Francesco Misiano - The Man Who Brought 'Battleship Potemkin' to the West



Every now and again reading up on some aspect of Soviet film history I come across a name that I hadn't heard of previously and yet realize that finding out about this individual I have suddenly discovered some incredible story. Today reading Jamie Miller's new book on Soviet Cinema in the Stalin era (Soviet Cinema: Politics and Persuasion under Stalin - a book that concentrates on Soviet cinema as a film industry rather than looking at Stalinist cinema aesthetically) I discovered a name previously unknown to me for nothing was written about him in the main accounts of Russian cinema history. Neither Jay Leyda's 'Kino' nor Buttafava's book of articles on Russian and Soviet cinema - Il Cinema Russo e Sovietico- gave a single mention to this person in their works.

Yet Misiano is an absolutely fascinating historical character. He was a studio director at Mezhrabpom in so far as Soviet cinematic history goes but much more than that. He was a lifelong Italian anti-fascist who fought alongside Rosa Luxemburg and Karl Leibknecht in Berlin and was imprisoned in a German prison for ten months after the Spartakist revolt. Released, he then became an deputy in the Italian parliament. In 1919 he tried to lead the population of Rijeka (Fiume) against D'Annunzio. D'Annunzio reacted by proclaiming a death sentence against this 'traitor'. In 1921 as a parliamentarian he was beaten and forced out of the Parliament by thirty fascist deputies, his head was shaved and spat at while forced to wear a sign over his shoulders and made to walk along Rome's Via del Corso. Following this and further fascist intimidation and violence against him, he then escaped to Berlin and then on to Moscow where he would help to found one of Soviet Russia's best cinematographic studios - Mezhrabpomfilm. He was the person who would take Eisenstein's 'Battleship Potemkin' to Berlin in his luggage and who would invite Douglas Fairbanks and Mary Pickford to Moscow. In 1933 he invited German members of the film world who were opponents of the Nazis to the Soviet Union- the most famous of these being Bela Balasz, Joris Ivens, Hans Richter, Erwin Piscator. In 1936 he was sent on an anti-fascist mission to the Horn of Africa (following Mussolini's invasion of Abyssinia). He then fell out of favour in the Soviet Union in 1936 but fortunately died that year before Stalin's Great Terror went into full flow (in a matter of months he would undoubtedly have become a victim of this Terror had he not died previously).
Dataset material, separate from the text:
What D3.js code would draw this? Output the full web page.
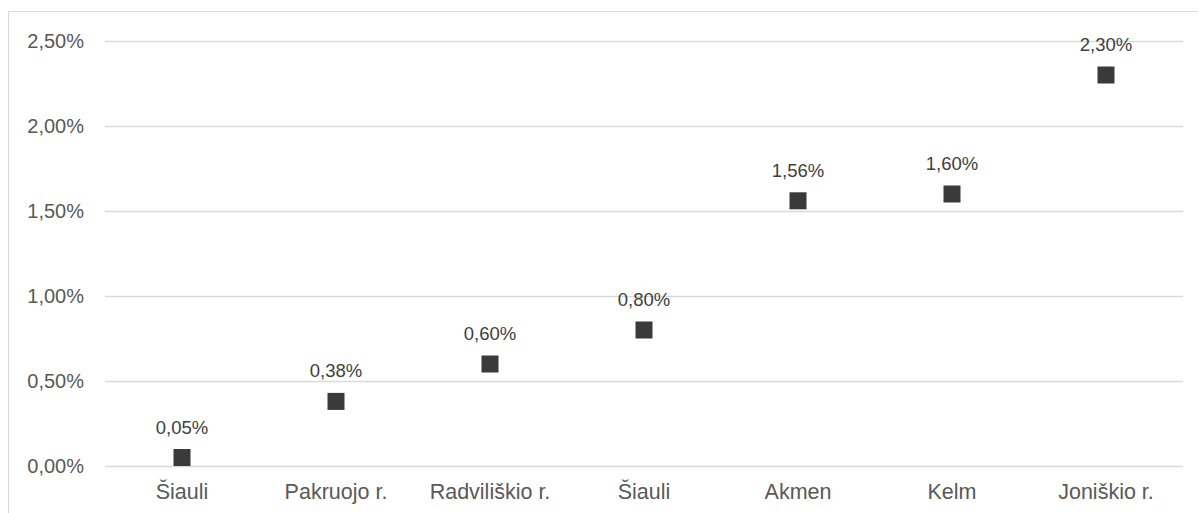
<!DOCTYPE html>
<html>
<head>
<meta charset="utf-8">
<script src="https://cdn.jsdelivr.net/npm/d3@7"></script>
<style>
  html, body { margin: 0; padding: 0; background: #fff; }
  svg { display: block; font-family: "Liberation Sans", Arial, sans-serif; }
</style>
</head>
<body>
<div id="chart"></div>
<script>
const categories = ['Šiauli', 'Pakruojo r.', 'Radviliškio r.', 'Šiauli', 'Akmen', 'Kelm', 'Joniškio r.'];
const values = [0.05, 0.38, 0.60, 0.80, 1.56, 1.60, 2.30];
const yTicks = [0, 0.5, 1.0, 1.5, 2.0, 2.5];

const width = 1198, height = 513;
const margin = { top: 41, right: 15, bottom: 47, left: 105 };
const innerW = width - margin.left - margin.right;
const innerH = height - margin.top - margin.bottom;

const fmt = v => v.toFixed(2).replace('.', ',') + '%';

const svg = d3.select('#chart')
  .append('svg')
  .attr('width', width)
  .attr('height', height);

// chart frame
svg.append('rect')
  .attr('x', 8.5)
  .attr('y', 11.5)
  .attr('width', width)
  .attr('height', height)
  .attr('fill', 'none')
  .attr('stroke', '#d9d9d9')
  .attr('stroke-width', 1);

const g = svg.append('g')
  .attr('transform', `translate(${margin.left},${margin.top})`);

const x = d3.scaleBand()
  .domain(d3.range(categories.length))
  .range([0, innerW]);

const y = d3.scaleLinear()
  .domain([0, 2.5])
  .range([innerH, 0]);

// gridlines
g.append('g')
  .selectAll('line')
  .data(yTicks)
  .enter()
  .append('line')
  .attr('x1', 0)
  .attr('x2', innerW)
  .attr('y1', d => Math.round(y(d)) + 0.5)
  .attr('y2', d => Math.round(y(d)) + 0.5)
  .attr('stroke', '#d9d9d9')
  .attr('stroke-width', 1.5);

// y axis labels
const yAxis = g.append('g')
  .call(d3.axisLeft(y).tickValues(yTicks).tickFormat(fmt).tickSize(0).tickPadding(21));
yAxis.select('.domain').remove();
yAxis.selectAll('text')
  .attr('fill', '#595959')
  .attr('font-size', '20px')
  .attr('font-family', '"Liberation Sans", Arial, sans-serif');

// x axis labels
const xAxis = g.append('g')
  .attr('transform', `translate(0,${innerH})`)
  .call(d3.axisBottom(x).tickFormat(i => categories[i]).tickSize(0).tickPadding(18));
xAxis.select('.domain').remove();
xAxis.selectAll('text')
  .attr('fill', '#595959')
  .attr('font-size', '21.5px')
  .attr('font-family', '"Liberation Sans", Arial, sans-serif');

// markers
const sq = 17;
g.append('g')
  .selectAll('rect')
  .data(values)
  .enter()
  .append('rect')
  .attr('x', (d, i) => x(i) + x.bandwidth() / 2 - sq / 2)
  .attr('y', d => y(d) - sq / 2)
  .attr('width', sq)
  .attr('height', sq)
  .attr('fill', '#3a3a3a');

// data labels
g.append('g')
  .selectAll('text')
  .data(values)
  .enter()
  .append('text')
  .attr('x', (d, i) => x(i) + x.bandwidth() / 2)
  .attr('y', d => y(d) - 24)
  .attr('text-anchor', 'middle')
  .attr('font-size', '18.5px')
  .attr('fill', '#404040')
  .text(fmt);
</script>
</body>
</html>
Very few turned up to his funeral (even Italy's communist leader Palmiro Togliatti ignored it) given Misiano's fall from Stalinist grace shortly before his death.

A figure almost completely ignored in the cinematic history accounts of Soviet cinema (although there have been several biographies published in Italy on this fascinating figure of twentieth century history).

In the same book I also read of Ida Penzo (the wife of Eisenstein's assistant cameraman, Vladimir Nilsen who was executed in the Great Terror) - she was Italian and spent a decade and a half in the Gulag (until released in 1955). She was a ballerina and actress and had acted in Dovzhenko's 'The Diplomatic Pouch'. Another of these many tragic (and yet fascinating) stories that Soviet cinema offers up in droves.